Fraenkel, Carlos
Senior Fellow: April–August 2021
Research Project: Contemplation: Champions and Critics
This project proposes a historical and systematic study of the ideal of theoria (contemplation) and three sceptical challenges that were raised against it: one epistemological, one metaphysical, and one theological. Aristotle argues that if we pay to see theatrical plays or wrestling matches, then we should enjoy contemplating the universe all the more: it’s a better show, and what more, it’s free! The project will work out the metaphysical and cosmological premises that ground the ideal of contemplation: a view of the universe as ordered by a divine mind (nous, ‘aql, sekhel) that the human mind can attach itself to by grasping that order; in Maimonides’s words, the intellectual love of God which arises when we grasp God’s wisdom in the order of nature. The ideal of the contemplative life, then, assumes that we can attain knowledge and that knowledge connects the human being and the divine mind.
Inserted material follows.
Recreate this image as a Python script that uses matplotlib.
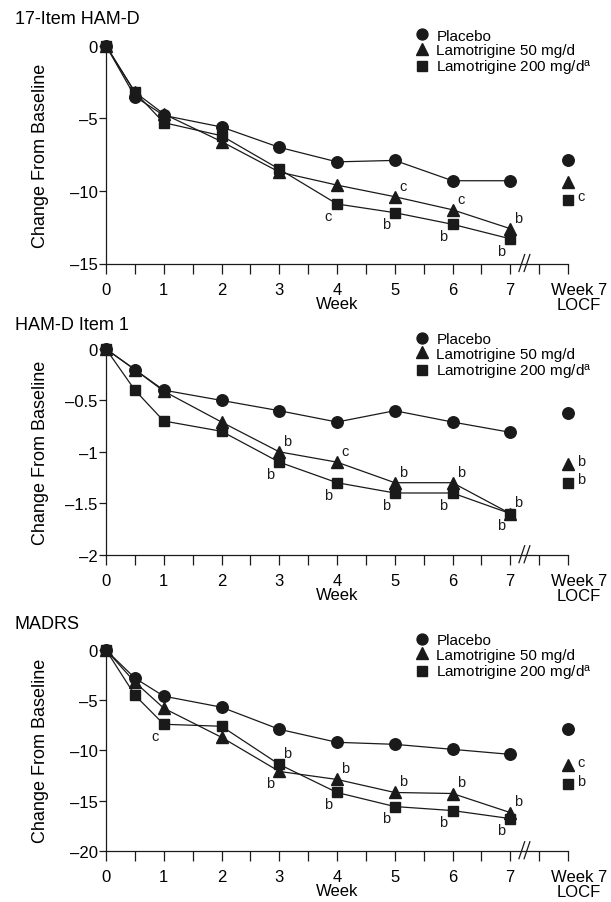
import matplotlib
matplotlib.use("Agg")
import matplotlib.pyplot as plt
import matplotlib.transforms as mtransforms
from matplotlib.lines import Line2D

plt.rcParams['font.family'] = ['Liberation Sans', 'DejaVu Sans']
plt.rcParams['mathtext.fontset'] = 'custom'
plt.rcParams['mathtext.rm'] = 'Liberation Sans'
plt.rcParams['mathtext.it'] = 'Liberation Sans'

# ---------------- data ----------------
weeks = [0, 0.5, 1, 2, 3, 4, 5, 6, 7]
locf_x = 8
xtick_pos = [0, 1, 2, 3, 4, 5, 6, 7, 8]
xtick_labels = ['0', '1', '2', '3', '4', '5', '6', '7', 'Week 7\nLOCF']
series_names = ['Placebo', 'Lamotrigine 50 mg/d', 'Lamotrigine 200 mg/d$^{\\mathrm{a}}$']

titles = ['17-Item HAM-D', 'HAM-D Item 1', 'MADRS']

# Panel 1: 17-Item HAM-D
placebo_1 = [0, -3.5, -4.8, -5.6, -7.0, -8.0, -7.9, -9.3, -9.3]
lam50_1 = [0, -3.2, -4.7, -6.6, -8.7, -9.6, -10.4, -11.3, -12.6]
lam200_1 = [0, -3.2, -5.3, -6.2, -8.5, -10.9, -11.5, -12.3, -13.3]
locf_1 = [-7.9, -9.4, -10.6]

# Panel 2: HAM-D Item 1
placebo_2 = [0, -0.2, -0.4, -0.5, -0.6, -0.71, -0.6, -0.71, -0.81]
lam50_2 = [0, -0.2, -0.41, -0.71, -1.0, -1.1, -1.3, -1.3, -1.6]
lam200_2 = [0, -0.4, -0.7, -0.8, -1.1, -1.3, -1.4, -1.4, -1.6]
locf_2 = [-0.62, -1.12, -1.3]

# Panel 3: MADRS
placebo_3 = [0, -2.8, -4.6, -5.7, -7.9, -9.2, -9.4, -9.9, -10.4]
lam50_3 = [0, -3.2, -5.8, -8.7, -12.1, -12.9, -14.2, -14.3, -16.2]
lam200_3 = [0, -4.5, -7.4, -7.6, -11.4, -14.2, -15.6, -16.0, -16.8]
locf_3 = [-7.9, -11.5, -13.4]

yticks_1 = [0, -5, -10, -15]
yticks_2 = [0, -0.5, -1, -1.5, -2]
yticks_3 = [0, -5, -10, -15, -20]
ylims = [(-15, 0), (-2, 0), (-20, 0)]

# significance letters: (series index, x, letter, placement)
notes_1 = [(1, 5, 'c', 'ur'), (1, 6, 'c', 'ur'), (1, 7, 'b', 'ur'),
           (2, 4, 'c', 'll'), (2, 5, 'b', 'll'), (2, 6, 'b', 'll'), (2, 7, 'b', 'll'),
           (2, 'LOCF', 'c', 'r')]
notes_2 = [(1, 3, 'b', 'ur'), (1, 4, 'c', 'ur'), (1, 5, 'b', 'ur'), (1, 6, 'b', 'ur'), (1, 7, 'b', 'ur'),
           (2, 3, 'b', 'll'), (2, 4, 'b', 'll'), (2, 5, 'b', 'll'), (2, 6, 'b', 'll'), (2, 7, 'b', 'll'),
           (1, 'LOCF', 'b', 'r'), (2, 'LOCF', 'b', 'r')]
notes_3 = [(2, 1, 'c', 'll'), (2, 3, 'b', 'ur'), (1, 3, 'b', 'll'),
           (1, 4, 'b', 'ur'), (1, 5, 'b', 'ur'), (1, 6, 'b', 'ur'), (1, 7, 'b', 'ur'),
           (2, 4, 'b', 'll'), (2, 5, 'b', 'll'), (2, 6, 'b', 'll'), (2, 7, 'b', 'll'),
           (1, 'LOCF', 'c', 'r'), (2, 'LOCF', 'b', 'r')]

panels = [
    (titles[0], [placebo_1, lam50_1, lam200_1], locf_1, yticks_1, ylims[0], notes_1),
    (titles[1], [placebo_2, lam50_2, lam200_2], locf_2, yticks_2, ylims[1], notes_2),
    (titles[2], [placebo_3, lam50_3, lam200_3], locf_3, yticks_3, ylims[2], notes_3),
]

# ---------------- layout / style ----------------
W, H = 611, 903
fig = plt.figure(figsize=(W / 100, H / 100), dpi=100)

left_px, right_px = 106, 568
# (top px for y=0, bottom px for y=min)
panel_px = [(46.7, 264.5), (350.0, 555.7), (651.0, 851.7)]
title_y_px = [20, 325, 625]

markers = ['o', '^', 's']
msizes = [8.3, 8.6, 7.4]
offsets = {'ur': (6.0, 8.0), 'll': (-6.5, -8.5), 'r': (9.5, 2.5)}
ink = '#1a1a1a'

for i, (title, series, locf, yt, ylim, notes) in enumerate(panels):
    top, bot = panel_px[i]
    hpx = bot - top
    ax = fig.add_axes([left_px / W, 1 - bot / H, (right_px - left_px) / W, hpx / H])
    ax.set_xlim(0, 8)
    ax.set_ylim(*ylim)
    for s, vals in enumerate(series):
        ax.plot(weeks, vals, color=ink, lw=0.9, marker=markers[s], ms=msizes[s],
                mfc=ink, mec=ink, clip_on=False, zorder=3 + s)
        ax.plot([locf_x], [locf[s]], ls='none', marker=markers[s], ms=msizes[s],
                mfc=ink, mec=ink, clip_on=False, zorder=3 + s)
    for s, xv, letter, pos in notes:
        if xv == 'LOCF':
            px, py = locf_x, locf[s]
        else:
            px, py = xv, series[s][weeks.index(xv)]
        ax.annotate(letter, (px, py), xytext=offsets[pos], textcoords='offset points',
                    ha='center', va='center', fontsize=10.5, color=ink)

    for sp in ['top', 'right']:
        ax.spines[sp].set_visible(False)
    for sp in ['left', 'bottom']:
        ax.spines[sp].set_linewidth(0.9)
        ax.spines[sp].set_color(ink)

    ax.set_yticks(yt)
    ax.set_yticklabels([('%g' % v).replace('-', '\u2013') for v in yt])
    ax.set_xticks(xtick_pos)
    ax.set_xticklabels(xtick_labels)
    ax.set_xticks([k + 0.5 for k in range(8)], minor=True)
    ax.tick_params(axis='x', which='both', direction='out', length=7, width=0.9,
                   color=ink, labelsize=12, pad=6.5)
    ax.tick_params(axis='y', direction='out', length=5, width=0.9, color=ink,
                   labelsize=12, pad=1)
    lab = ax.get_xticklabels()[-1]
    lab.set_transform(lab.get_transform() + mtransforms.ScaledTranslation(11 / 100, 0, fig.dpi_scale_trans))
    lab.set_linespacing(0.95)

    ax.set_xlabel('Week', fontsize=12, va='center')
    ax.xaxis.set_label_coords(0.5, -40 / hpx)

    # axis break marks
    trans = ax.get_xaxis_transform()
    for dx in (7.2, 7.29):
        ax.plot([dx - 0.05, dx + 0.05], [-8 / hpx, 9 / hpx], transform=trans, color=ink,
                lw=0.9, clip_on=False)

    fig.text(15 / W, 1 - title_y_px[i] / H, title, fontsize=13, ha='left', va='center')
    fig.text(41 / W, 1 - (top + bot) / 2 / H, 'Change From Baseline', rotation=90,
             fontsize=13, ha='center', va='center')

    handles = [Line2D([], [], ls='none', marker=markers[s], ms=msizes[s] * 0.95,
                      mfc=ink, mec=ink) for s in range(3)]
    fig.legend(handles, series_names, loc='upper left',
               bbox_to_anchor=(415 / W, 1 - (top - 17) / H), bbox_transform=fig.transFigure,
               frameon=False, fontsize=11, handlelength=0.95, handletextpad=0.45,
               labelspacing=0.05, borderpad=0, borderaxespad=0)

fig.savefig('out.png', dpi=100)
The best-known challenge to this ideal is that of the Sceptics, who argue that human reason is too weak to attain knowledge. However, there are two additional challenges. Firstly, the Epicureans, who argue that the universe is the outcome of blind, mechanical causes and that although knowledge of the natural order is possible, it has no intrinsic value. Secondly, proponents of divine voluntarism (e.g., al-Ghazālī) argue that the divine will, not the divine mind, orders the universe, and hence grasping that order is neither possible nor a path to connect with God. This project will seek to trace both the ideal of the contemplative life and the challenges to it from antiquity to the nineteenth century, with a special focus on Jewish philosophers from Maimonides to Spinoza. In addition, it aims to examine links between the three challenges sketched above and competing concepts of the human good—grounded, for example, in faith or in mystical experience.
Carlos Fraenkel has been the James McGill Professor (joint appointment in the Departments of Philosophy and Jewish Studies) at McGill University in Montreal since 2016.